▶ _MATERIAL FOR THE TASK_:
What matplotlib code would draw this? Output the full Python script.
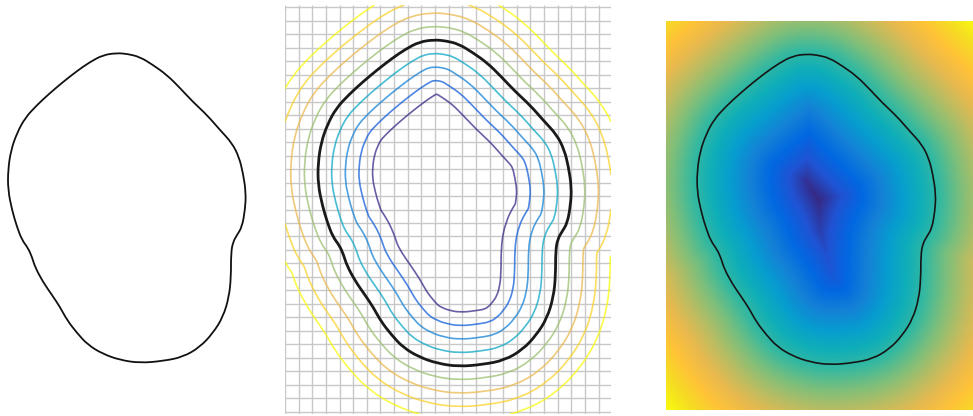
import numpy as np
import matplotlib
matplotlib.use("Agg")
import matplotlib.pyplot as plt
from matplotlib.path import Path
from matplotlib.patches import PathPatch
from matplotlib.colors import LinearSegmentedColormap

# Closed interface curve (x right, y down)
curve_x = [117, 103, 90, 77, 63, 50, 37, 25, 17, 11, 8, 8, 12, 17, 22, 28, 32, 35,
           43, 52, 60, 67, 77, 88, 103, 120, 140, 163, 183, 200, 213, 223, 229, 231,
           231, 233, 237, 242, 245, 246, 243, 239, 232, 220, 207, 193, 180, 167, 153,
           140, 128]
curve_y = [53, 55, 62, 71, 82, 93, 105, 118, 133, 150, 170, 190, 210, 227, 240, 248,
           257, 267, 282, 295, 307, 320, 333, 345, 354, 360, 363, 361, 357, 347, 333,
           317, 297, 277, 253, 242, 235, 227, 210, 193, 173, 157, 143, 130, 115, 102,
           88, 75, 65, 57, 54]

# domain of the level set grid (same units as the curve, shifted)
dom_w, dom_h = 306, 388
shift_x, shift_y = 23, -20
cell = 12.8            # grid spacing = contour spacing
level_steps = [-4, -3, -2, -1, 1, 2, 3, 4]

# parula-like colormap anchors
parula_pts = [(0.2081, 0.1663, 0.5292), (0.1253, 0.3242, 0.8303), (0.0060, 0.4086, 0.8828),
              (0.0779, 0.5040, 0.8384), (0.0265, 0.6137, 0.8135), (0.0590, 0.6838, 0.7254),
              (0.2178, 0.7250, 0.6193), (0.4871, 0.7491, 0.4840), (0.7185, 0.7411, 0.3905),
              (0.9139, 0.7258, 0.3063), (0.9990, 0.7653, 0.2164), (0.9626, 0.8705, 0.1309),
              (0.9763, 0.9831, 0.0538)]
parula = LinearSegmentedColormap.from_list("parula", parula_pts)

#%%
# smooth closed path through the traced points (quadratic bezier pieces)
pts = np.column_stack([np.array(curve_x, float) + shift_x,
                       np.array(curve_y, float) + shift_y])
mids = (pts + np.roll(pts, -1, axis=0)) / 2
verts = [mids[-1]]
codes = [Path.MOVETO]
for p, m in zip(pts, mids):
    verts += [p, m]
    codes += [Path.CURVE3, Path.CURVE3]
curve_path = Path(verts, codes)
poly = curve_path.to_polygons(closed_only=True)[0]

# signed distance field from the curve
A = poly[:-1]
B = poly[1:]
gx = np.arange(0, dom_w + 1, 1.0)
gy = np.arange(0, dom_h + 1, 1.0)
GX, GY = np.meshgrid(gx, gy)
P = np.column_stack([GX.ravel(), GY.ravel()])

dist = np.full(len(P), np.inf)
for a, b in zip(A, B):
    ab = b - a
    L = ab @ ab
    if L == 0:
        continue
    t = np.clip(((P - a) @ ab) / L, 0, 1)
    proj = a + t[:, None] * ab
    dist = np.minimum(dist, np.hypot(*(P - proj).T))
inside = Path(poly).contains_points(P)
sdf = np.where(inside, -dist, dist).reshape(GX.shape)

#%%
fig = plt.figure(figsize=(9.73, 4.16), dpi=100)
W, H = 973, 416

def px_axes(x0, y0, x1, y1):
    return fig.add_axes([x0 / W, 1 - y1 / H, (x1 - x0) / W, (y1 - y0) / H])

def draw_curve(ax, color, lw):
    ax.add_patch(PathPatch(curve_path, fill=False, edgecolor=color, lw=lw, zorder=5))

# 1. the curve alone
ax1 = px_axes(0, 0, 280, 416)
draw_curve(ax1, "#111111", 1.3)
ax1.set_xlim(shift_x, shift_x + 280)
ax1.set_ylim(416 + shift_y, shift_y)
ax1.axis("off")

# 2. grid + distance contours
ax2 = px_axes(285, 5, 611, 414)
vx = np.arange(0, 24) * cell
hy = 2 + np.arange(0, 31) * cell
ax2.vlines(vx, 0, dom_h, color="#c8c8c8", lw=1.0, zorder=0)
ax2.hlines(hy, 0, dom_w, color="#c8c8c8", lw=1.0, zorder=0)
levels = [s * cell for s in level_steps]
ax2.contour(GX, GY, sdf, levels=levels, cmap=parula, vmin=-4 * cell, vmax=4 * cell,
            linewidths=1.2, alpha=0.75)
draw_curve(ax2, "#1a1a1a", 2.0)
ax2.set_xlim(0, dom_w)
ax2.set_ylim(dom_h, 0)
ax2.axis("off")

# 3. distance field as image
ax3 = px_axes(666, 21, 973, 410)
ax3.imshow(sdf, cmap=parula, extent=[0, dom_w, dom_h, 0], origin="upper",
           interpolation="bilinear", aspect="auto")
draw_curve(ax3, "#151515", 1.2)
ax3.set_xlim(0, dom_w)
ax3.set_ylim(dom_h, 0)
ax3.axis("off")

fig.savefig("out.png", dpi=100)
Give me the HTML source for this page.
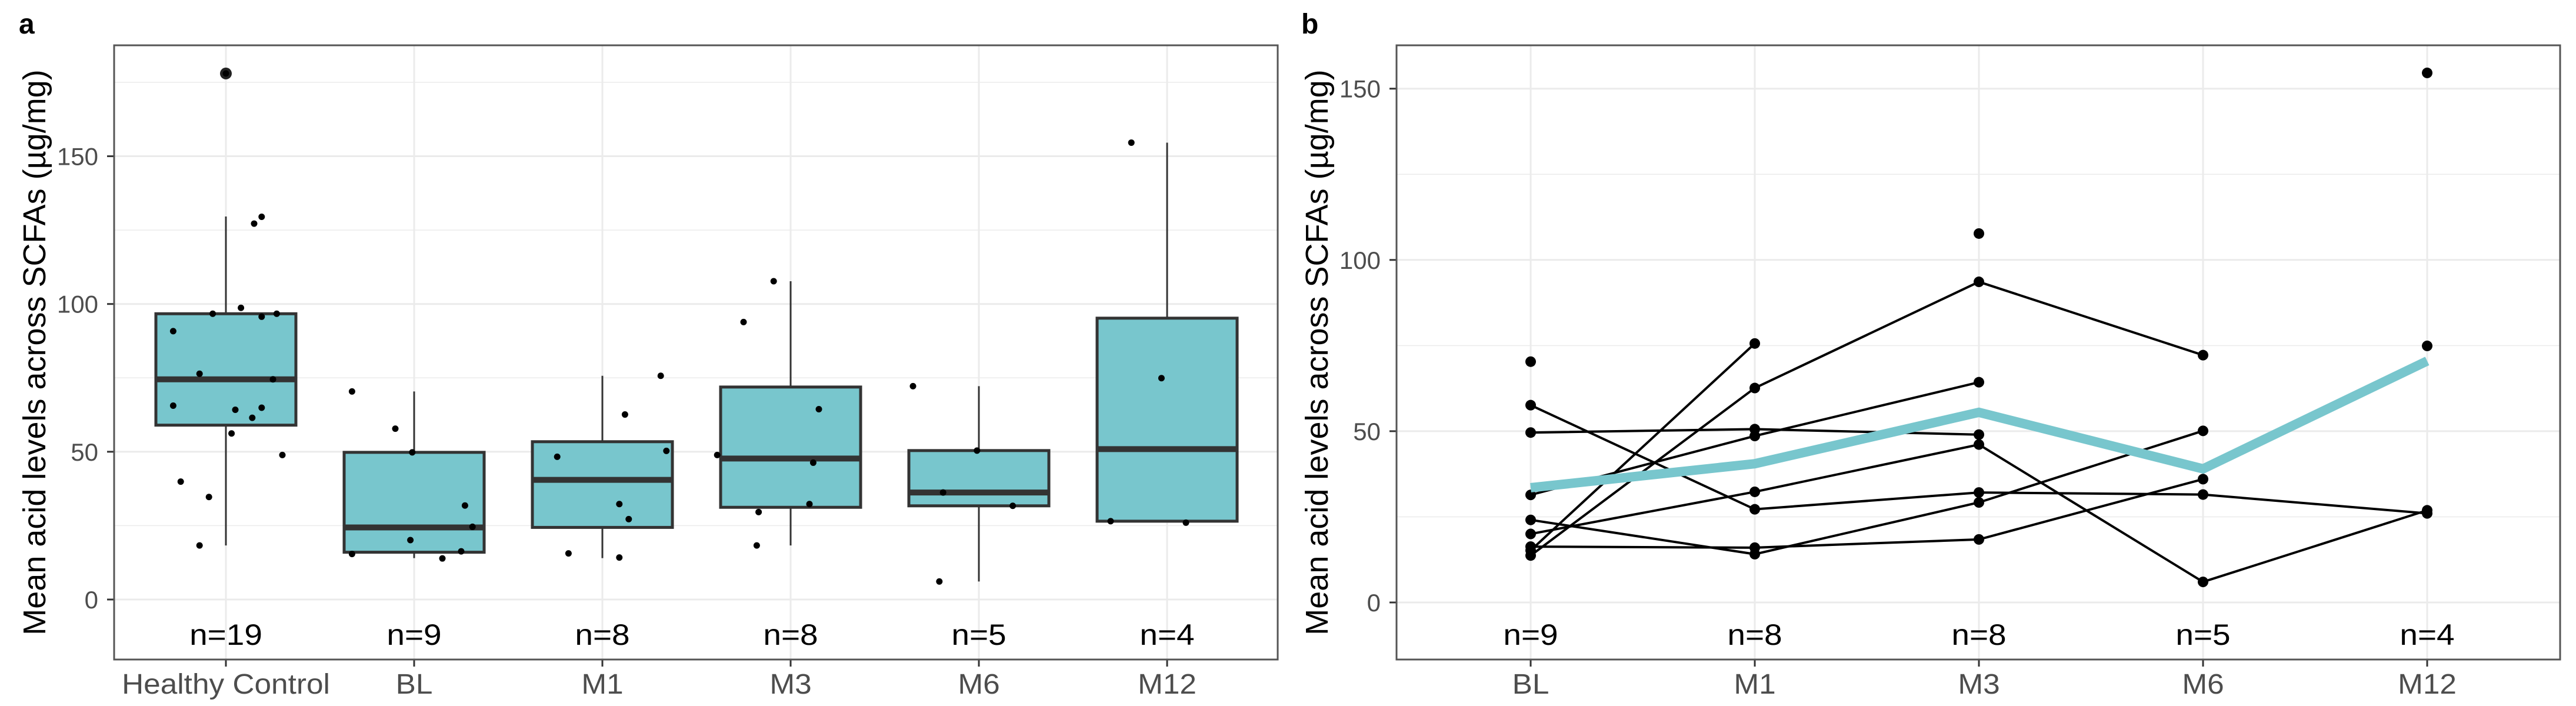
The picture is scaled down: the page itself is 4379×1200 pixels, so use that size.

▶ _PROBLEM TO WORK ON_: Quote the material in full and exactly; do not carry over its pictures.

▶ _REPLY TO THE TASK_:
What matplotlib code would draw this? Output the full Python script.
import numpy as np
import matplotlib
matplotlib.use("Agg")
import matplotlib.pyplot as plt
from matplotlib.path import Path
from matplotlib.patches import PathPatch
from matplotlib.colors import LinearSegmentedColormap

# Closed interface curve (x right, y down)
curve_x = [117, 103, 90, 77, 63, 50, 37, 25, 17, 11, 8, 8, 12, 17, 22, 28, 32, 35,
           43, 52, 60, 67, 77, 88, 103, 120, 140, 163, 183, 200, 213, 223, 229, 231,
           231, 233, 237, 242, 245, 246, 243, 239, 232, 220, 207, 193, 180, 167, 153,
           140, 128]
curve_y = [53, 55, 62, 71, 82, 93, 105, 118, 133, 150, 170, 190, 210, 227, 240, 248,
           257, 267, 282, 295, 307, 320, 333, 345, 354, 360, 363, 361, 357, 347, 333,
           317, 297, 277, 253, 242, 235, 227, 210, 193, 173, 157, 143, 130, 115, 102,
           88, 75, 65, 57, 54]

# domain of the level set grid (same units as the curve, shifted)
dom_w, dom_h = 306, 388
shift_x, shift_y = 23, -20
cell = 12.8            # grid spacing = contour spacing
level_steps = [-4, -3, -2, -1, 1, 2, 3, 4]

# parula-like colormap anchors
parula_pts = [(0.2081, 0.1663, 0.5292), (0.1253, 0.3242, 0.8303), (0.0060, 0.4086, 0.8828),
              (0.0779, 0.5040, 0.8384), (0.0265, 0.6137, 0.8135), (0.0590, 0.6838, 0.7254),
              (0.2178, 0.7250, 0.6193), (0.4871, 0.7491, 0.4840), (0.7185, 0.7411, 0.3905),
              (0.9139, 0.7258, 0.3063), (0.9990, 0.7653, 0.2164), (0.9626, 0.8705, 0.1309),
              (0.9763, 0.9831, 0.0538)]
parula = LinearSegmentedColormap.from_list("parula", parula_pts)

#%%
# smooth closed path through the traced points (quadratic bezier pieces)
pts = np.column_stack([np.array(curve_x, float) + shift_x,
                       np.array(curve_y, float) + shift_y])
mids = (pts + np.roll(pts, -1, axis=0)) / 2
verts = [mids[-1]]
codes = [Path.MOVETO]
for p, m in zip(pts, mids):
    verts += [p, m]
    codes += [Path.CURVE3, Path.CURVE3]
curve_path = Path(verts, codes)
poly = curve_path.to_polygons(closed_only=True)[0]

# signed distance field from the curve
A = poly[:-1]
B = poly[1:]
gx = np.arange(0, dom_w + 1, 1.0)
gy = np.arange(0, dom_h + 1, 1.0)
GX, GY = np.meshgrid(gx, gy)
P = np.column_stack([GX.ravel(), GY.ravel()])

dist = np.full(len(P), np.inf)
for a, b in zip(A, B):
    ab = b - a
    L = ab @ ab
    if L == 0:
        continue
    t = np.clip(((P - a) @ ab) / L, 0, 1)
    proj = a + t[:, None] * ab
    dist = np.minimum(dist, np.hypot(*(P - proj).T))
inside = Path(poly).contains_points(P)
sdf = np.where(inside, -dist, dist).reshape(GX.shape)

#%%
fig = plt.figure(figsize=(9.73, 4.16), dpi=100)
W, H = 973, 416

def px_axes(x0, y0, x1, y1):
    return fig.add_axes([x0 / W, 1 - y1 / H, (x1 - x0) / W, (y1 - y0) / H])

def draw_curve(ax, color, lw):
    ax.add_patch(PathPatch(curve_path, fill=False, edgecolor=color, lw=lw, zorder=5))

# 1. the curve alone
ax1 = px_axes(0, 0, 280, 416)
draw_curve(ax1, "#111111", 1.3)
ax1.set_xlim(shift_x, shift_x + 280)
ax1.set_ylim(416 + shift_y, shift_y)
ax1.axis("off")

# 2. grid + distance contours
ax2 = px_axes(285, 5, 611, 414)
vx = np.arange(0, 24) * cell
hy = 2 + np.arange(0, 31) * cell
ax2.vlines(vx, 0, dom_h, color="#c8c8c8", lw=1.0, zorder=0)
ax2.hlines(hy, 0, dom_w, color="#c8c8c8", lw=1.0, zorder=0)
levels = [s * cell for s in level_steps]
ax2.contour(GX, GY, sdf, levels=levels, cmap=parula, vmin=-4 * cell, vmax=4 * cell,
            linewidths=1.2, alpha=0.75)
draw_curve(ax2, "#1a1a1a", 2.0)
ax2.set_xlim(0, dom_w)
ax2.set_ylim(dom_h, 0)
ax2.axis("off")

# 3. distance field as image
ax3 = px_axes(666, 21, 973, 410)
ax3.imshow(sdf, cmap=parula, extent=[0, dom_w, dom_h, 0], origin="upper",
           interpolation="bilinear", aspect="auto")
draw_curve(ax3, "#151515", 1.2)
ax3.set_xlim(0, dom_w)
ax3.set_ylim(dom_h, 0)
ax3.axis("off")

fig.savefig("out.png", dpi=100)
Give me the HTML source for this page.
The picture is scaled down: the page itself is 4379×1200 pixels, so use that size.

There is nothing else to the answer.